Storytelling tableware to connect populations from two sides of conflict and humanize them to each other.

Thesis project, MFA in Design for Social Innovation

Team: Advisor: Archie Lee Coates IV

Role: Design strategy, research, project management, user experience, fabrication

Dates: June 2014 – May 2015

Background


As someone who grew up in the shadow of the long intractable conflict between Israelis and Palestinians, I wanted to take the opportunity of a design thesis project to examine where I, as a stakeholder, can challenge the status quo. I decided to investigate how a design thinking approach could be applied to a complex conflict situation and set out to see if and how design can overcome decades old barriers between populations in conflict – Israelis and Palestinians. Can the conflict be addressed as a design problem? can we successfully and intentionally design instruments of unification as we do for instruments of separation?

Approach


My initial research of existing communication systems such as Facebook and Twitter revealed the many gaps in the systems’ design in facilitating communication between populations in conflict. Simply put, I found that current social networks are poorly designed for the task.

Positive deviant projects that successfully facilitated sustainable relations between Israelis and Palestinians were based on  direct communication around mutual interests, but did not have many participants compared to the general population.

I therefore decided to focus on the largest common denominator, the similar food culture of both people. After a failed prototype of a dinner format, I realized the current gap is earlier on in the process – the big design problem isn’t about what happens at the table, it’s in the state people arrive at the table in. It was about designing an interface that would allow two different, even clashing narratives to co-exist and contain their tension.

I intentionally wanted to create a physical product and not a technological platform, since I wanted it to be an exercise in raw human experience, outside the filters of screens and algorithms.

Process


I began by researching existing communication systems between Israelis and Palestinians from a technological, psychological and sociological perspective.

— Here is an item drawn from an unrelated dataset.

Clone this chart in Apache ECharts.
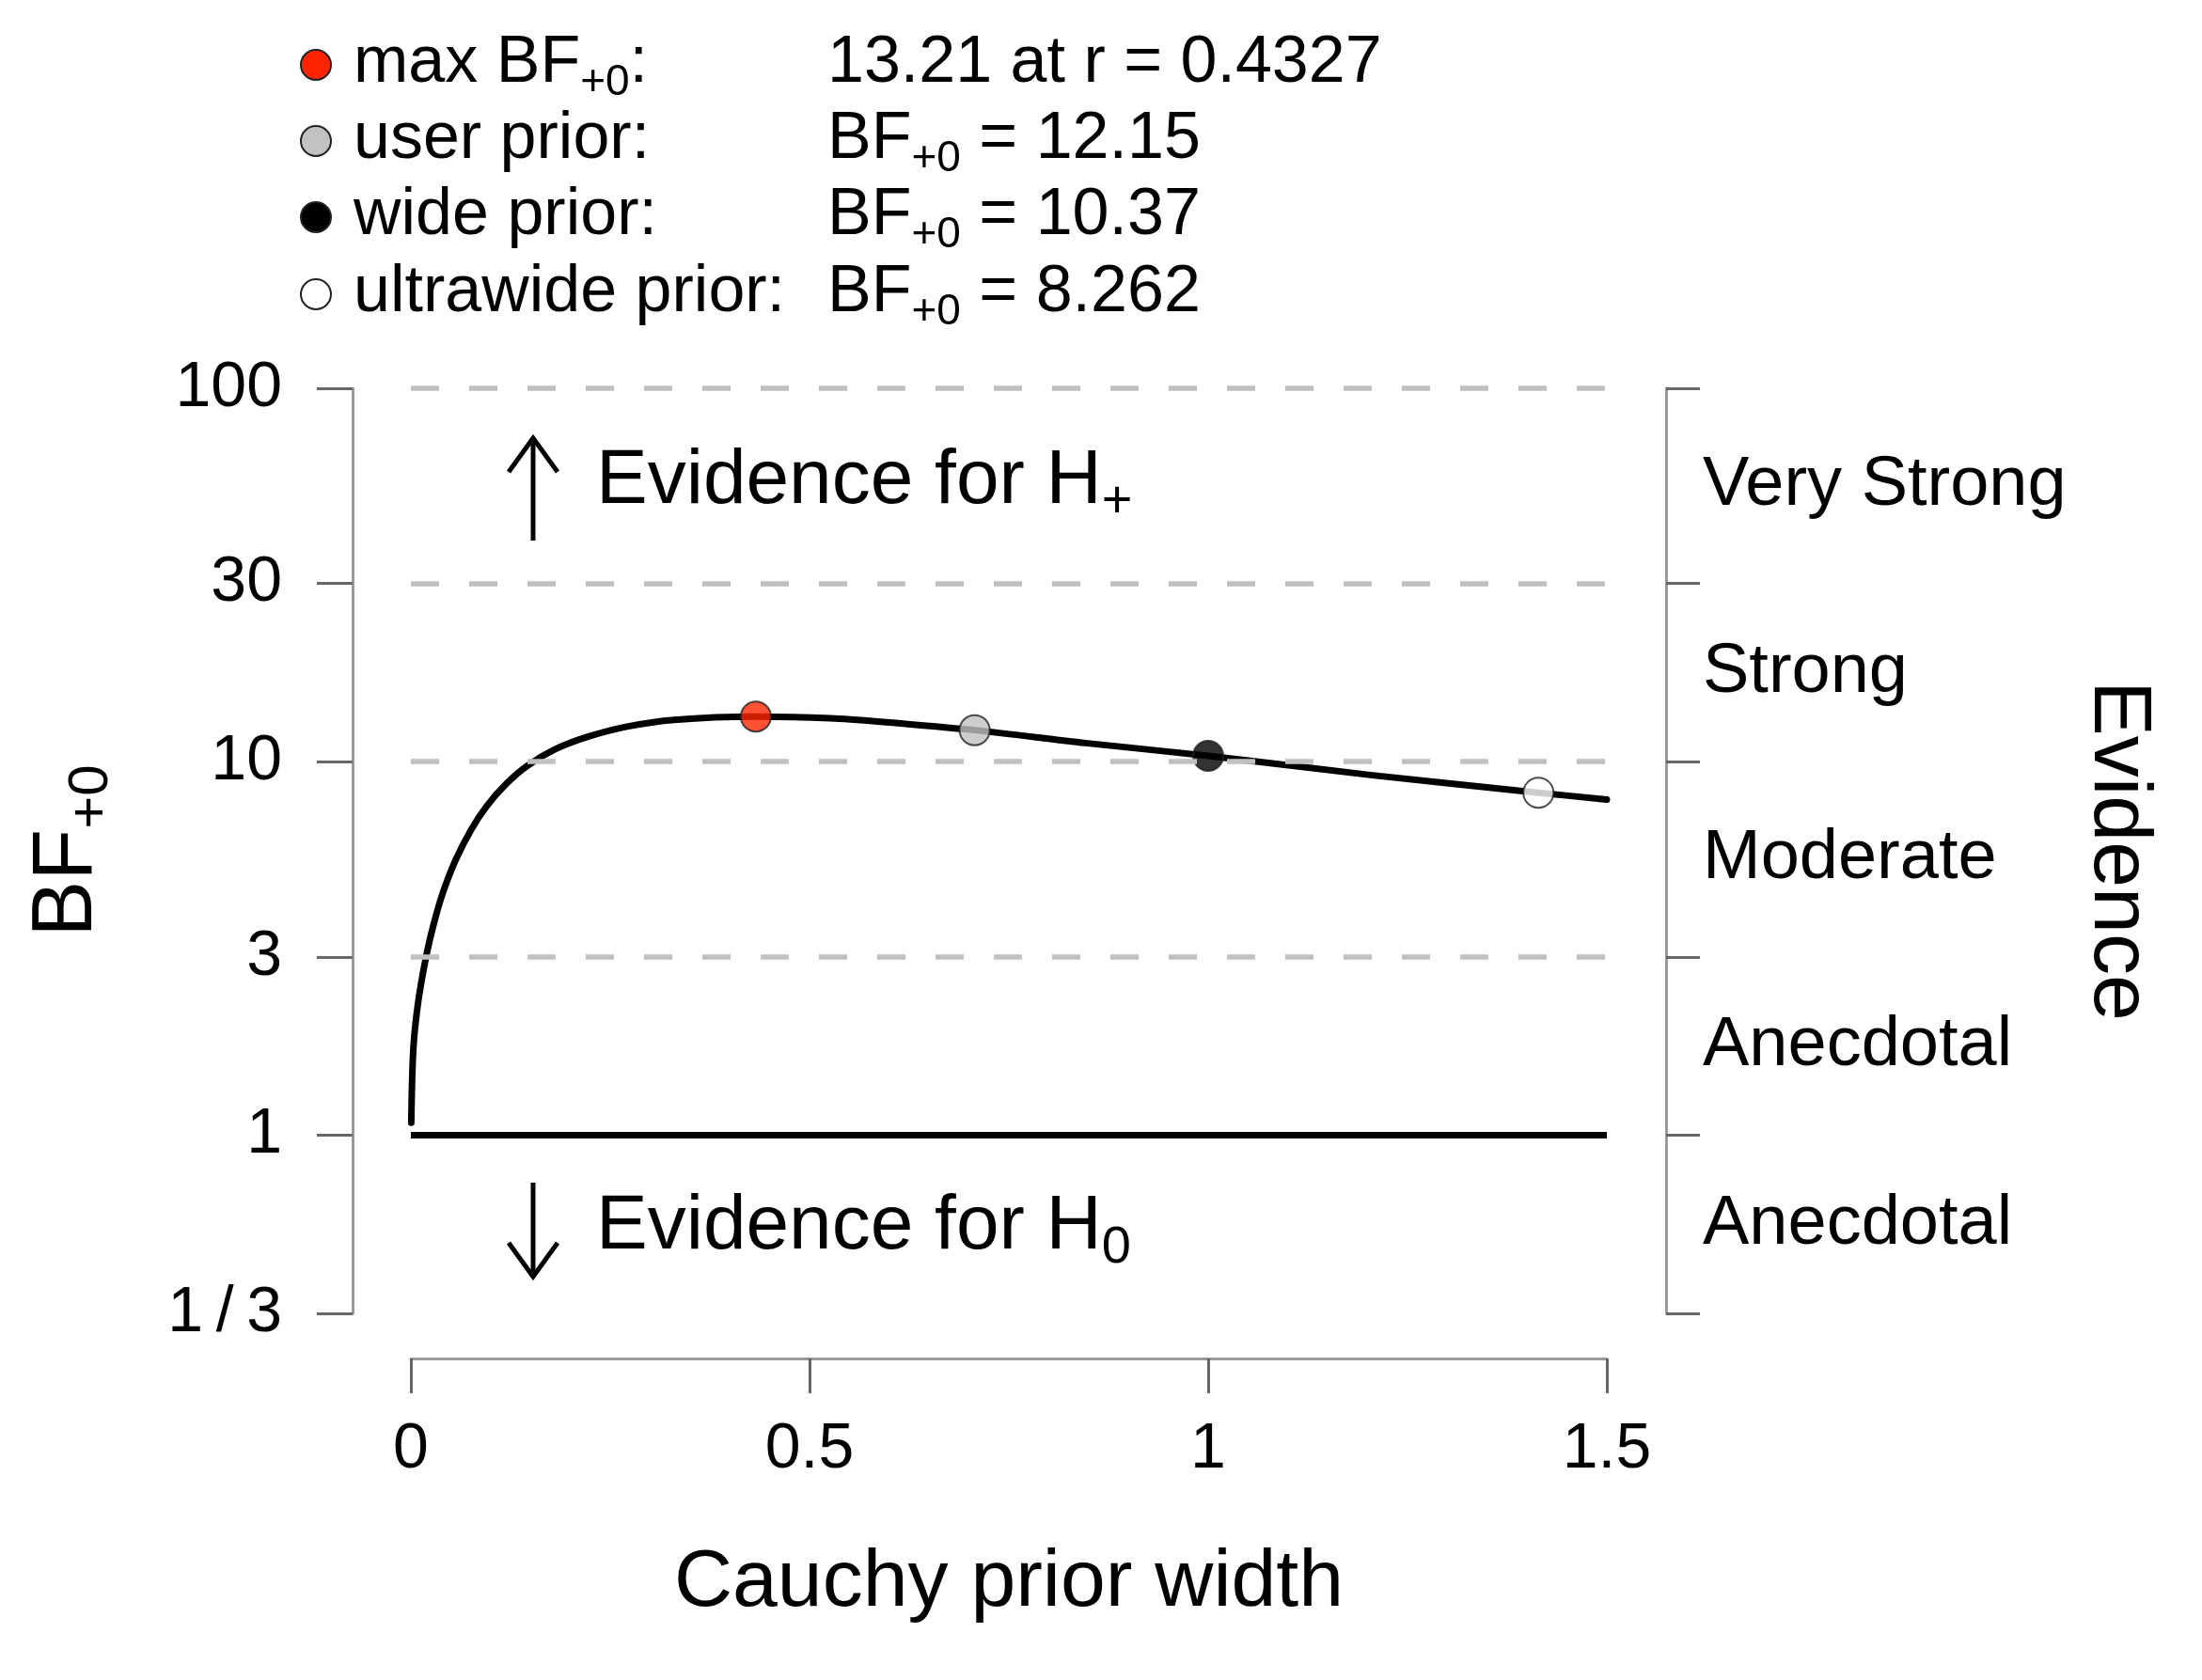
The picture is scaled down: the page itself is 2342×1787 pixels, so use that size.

I conducted interviews, surveys and observations with my target audience as well as subject matter experts from the peace building space. I prototyped a first iteration of the project, a dinner format, in Israel in January. After synthesizing insights I created a second iteration of the project, storytelling tableware, which I prototyped with NYC based Israelis and Palestinians.

Outcome


My final product was storytelling tableware which serve as a communication system for transmitting and exchanging narratives across conflict borders, intentionally designed through components of physical and emotional experiences to be more humanizing, more intimate and generate empathy - as opposed to current mass communication systems which are generating the opposite result. 70 percent of my test users reported wanting to continue the exchanges they began through the project.